The main fact that makes the newly defined values $\binom xk$ useful is the formal power series identity
$$
  (1+X)^\alpha = \sum_{k\in\Bbb N}\binom\alpha kX^k \tag 3
$$
that holds for them. I should say it is initially only an identity for $\alpha\in\Bbb Z$, when the left hand side is unambiguously defined as formal power series; for $\alpha\geq0$ it is the binomial formula (with $Y=1)$, while for $\alpha<0$ it can be proved by induction on $-\alpha$ using $(2)$. However since the additive law for exponents can also be proved, the RHS of $(3)$ provides the canonical choice for fractional powers of $(1+X)$ as power series, and in fact serves as definition of $(1+X)^\alpha$ for arbitrary $\alpha$.
The idea chosen in the question to write binomial coefficients in terms of factorials and then to replaces these by instances of the Gamma function is rather unfruitful.
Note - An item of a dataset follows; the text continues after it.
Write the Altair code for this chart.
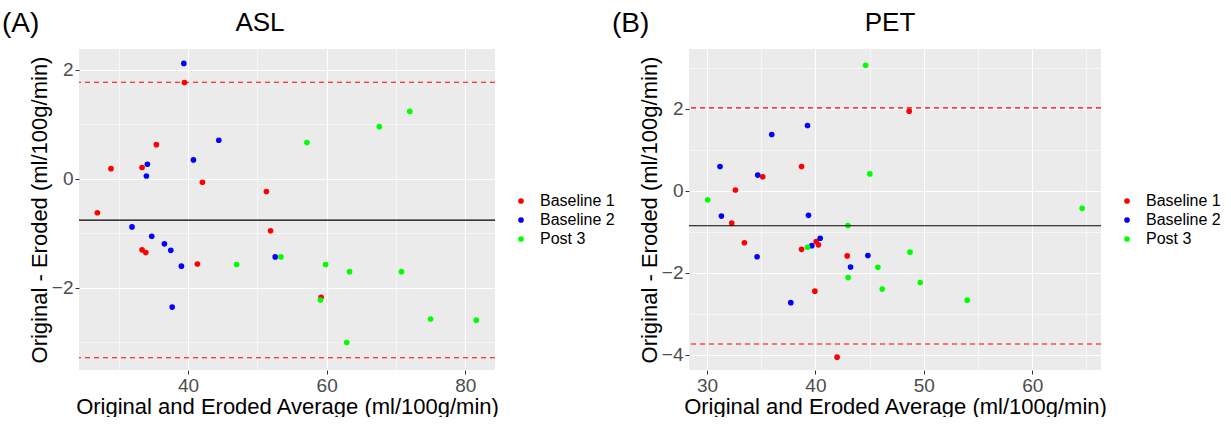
import altair as alt
import pandas as pd

FONT = "Liberation Sans"
groups = ["Baseline 1", "Baseline 2", "Post 3"]
colors = ["#FF0000", "#0000FF", "#00FF00"]

# ---- Panel A (ASL) ----
asl_b1_x = [39.47, 35.42, 28.87, 33.35, 42.07, 51.3, 26.9, 51.9, 33.35, 33.89, 41.34, 59.2]
asl_b1_y = [1.77, 0.63, 0.19, 0.21, -0.06, -0.23, -0.62, -0.95, -1.30, -1.35, -1.56, -2.17]
asl_b2_x = [39.38, 44.43, 34.12, 40.77, 33.98, 31.9, 34.75, 36.58, 37.5, 39.03, 52.57, 37.7]
asl_b2_y = [2.12, 0.71, 0.27, 0.35, 0.055, -0.88, -1.05, -1.19, -1.31, -1.60, -1.43, -2.35]
asl_p3_x = [47.0, 53.4, 57.15, 67.6, 72.0, 59.85, 63.3, 70.8, 59.1, 75.0, 81.6, 62.9]
asl_p3_y = [-1.57, -1.43, 0.67, 0.96, 1.24, -1.57, -1.70, -1.70, -2.22, -2.57, -2.59, -3.0]
asl_mean = [-0.755]
asl_limits = [1.774, -3.28]

# ---- Panel B (PET) ----
pet_b1_x = [38.72, 35.14, 32.62, 32.28, 40.07, 40.28, 33.45, 38.72, 42.93, 39.95, 42.0, 48.65]
pet_b1_y = [0.59, 0.34, 0.017, -0.79, -1.24, -1.32, -1.27, -1.43, -1.59, -2.45, -4.06, 1.94]
pet_b2_x = [39.27, 35.97, 31.2, 34.68, 31.33, 39.36, 40.44, 39.67, 34.62, 44.84, 43.24, 37.73]
pet_b2_y = [1.59, 1.37, 0.59, 0.38, -0.62, -0.60, -1.16, -1.34, -1.61, -1.58, -1.86, -2.73]
pet_p3_x = [44.63, 45.02, 30.06, 43.0, 39.27, 45.76, 43.02, 46.16, 64.6, 48.72, 49.67, 54.0]
pet_p3_y = [3.06, 0.41, -0.22, -0.85, -1.38, -1.87, -2.12, -2.40, -0.43, -1.50, -2.24, -2.67]
pet_mean = [-0.855]
pet_limits = [2.02, -3.74]

x_title = "Original and Eroded Average (ml/100g/min)"
y_title = "Original - Eroded (ml/100g/min)"


def make_df(xs, ys):
    rows = []
    for g, xl, yl in zip(groups, xs, ys):
        for a, d in zip(xl, yl):
            rows.append({"avg": a, "diff": d, "group": g})
    return pd.DataFrame(rows)


def cond(test, a, b):
    return {"condition": {"test": test, "value": a}, "value": b}


def panel(df, mean, limits, xdom, ydom, xvals, xmajor, yvals, ymajor,
          title, title_x, tag, legend_x, w, h):
    xt = f"abs(datum.value % {xmajor}) < 1e-6"
    yt = f"abs(datum.value % {ymajor}) < 1e-6"
    xaxis = alt.Axis(values=xvals, title=x_title, format="d",
                     labelExpr=f"{xt} ? datum.label : ''",
                     gridWidth=cond(xt, 1.1, 0.55),
                     tickColor=cond(xt, "#333333", "transparent"),
                     titleY=43, titleBaseline="alphabetic")
    yaxis = alt.Axis(values=yvals, title=y_title, format="d",
                     labelExpr=f"{yt} ? datum.label : ''",
                     gridWidth=cond(yt, 1.1, 0.55),
                     tickColor=cond(yt, "#333333", "transparent"),
                     titleX=-40, titleBaseline="middle")
    xs = alt.Scale(domain=xdom, nice=False, zero=False)
    ys = alt.Scale(domain=ydom, nice=False, zero=False)
    pts = alt.Chart(df).mark_circle(size=32, opacity=1).encode(
        x=alt.X("avg:Q", scale=xs, axis=xaxis),
        y=alt.Y("diff:Q", scale=ys, axis=yaxis),
        color=alt.Color("group:N", scale=alt.Scale(domain=groups, range=colors),
                        legend=alt.Legend(title=None, orient="none", legendX=legend_x,
                                          legendY=144, labelFontSize=16, labelFont=FONT,
                                          labelColor="#000000", symbolSize=32,
                                          symbolType="circle", labelOffset=11,
                                          rowPadding=3, padding=0)),
    )
    lim = alt.Chart(pd.DataFrame({"diff": limits})).mark_rule(
        color="#FF0000", strokeDash=[5, 4], strokeWidth=1.1
    ).encode(y=alt.Y("diff:Q", scale=ys, title=y_title))
    mn = alt.Chart(pd.DataFrame({"diff": mean})).mark_rule(
        color="#000000", strokeWidth=1.1
    ).encode(y=alt.Y("diff:Q", scale=ys, title=y_title))
    lab = alt.Chart(pd.DataFrame({"t": [tag]})).mark_text(
        align="left", baseline="middle", fontSize=28, font=FONT, color="#000000"
    ).encode(text="t:N", x=alt.value(-77), y=alt.value(-25))
    ttl = alt.Chart(pd.DataFrame({"t": [title]})).mark_text(
        align="center", baseline="middle", fontSize=26, font=FONT, color="#000000"
    ).encode(text="t:N", x=alt.value(title_x), y=alt.value(-26))
    return alt.layer(pts, lim, mn, lab, ttl).properties(width=w, height=h)


df_a = make_df([asl_b1_x, asl_b2_x, asl_p3_x], [asl_b1_y, asl_b2_y, asl_p3_y])
df_b = make_df([pet_b1_x, pet_b2_x, pet_p3_x], [pet_b1_y, pet_b2_y, pet_p3_y])

a = panel(df_a, asl_mean, asl_limits, [24.25, 84.3], [-3.505, 2.385],
          [30, 40, 50, 60, 70, 80], 20, [-3, -2, -1, 0, 1, 2], 2,
          "ASL", 181, "(A)", 434, 416, 321)
b = panel(df_b, pet_mean, pet_limits, [28.34, 66.34], [-4.373, 3.456],
          [30, 35, 40, 45, 50, 55, 60, 65], 10, [-4, -3, -2, -1, 0, 1, 2, 3], 2,
          "PET", 201, "(B)", 430, 412, 321)

chart = alt.hconcat(a, b, spacing=194, bounds="flush").resolve_scale(
    color="independent"
).resolve_legend(color="independent").configure(
    padding={"left": 2, "top": 10, "right": 0, "bottom": 0},
    background="#FFFFFF",
).configure_view(
    fill="#EBEBEB", strokeWidth=0
).configure_axis(
    labelFont=FONT, labelFontSize=19, labelColor="#4D4D4D",
    titleFont=FONT, titleFontSize=22, titleColor="#000000", titleFontWeight="normal",
    domain=False, tickSize=4, tickWidth=1, labelPadding=2,
    gridColor="#FFFFFF",
)

chart.save("out.html", embed_options={"renderer": "svg", "actions": False})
It leads to definitional complications (because the Gamma function is undefined) exactly for the case of negative integer upper index, which is of most direct interest. 
A: In this answer, I show that
$$
\begin{align}
\binom{-n}{k}
&=\frac{\overbrace{-n(-n-1)(-n-2)\dots(-n-k+1)}^{k\text{ factors}}}{k!}\\
&=(-1)^k\frac{(n+k-1)(n+k-2)(n+k-3)\dots n}{k!}\\
&=(-1)^k\binom{n+k-1}{k}
\end{align}
$$
A: When $a$ is not a nonnegative integer, $\binom{a}{k}$ is defined by $$\binom{a}{k} = \frac{a(a-1)\cdots(a-k+1)}{k!},$$ where the numerator has $k$ terms.
Using this definition you should be able to prove your result.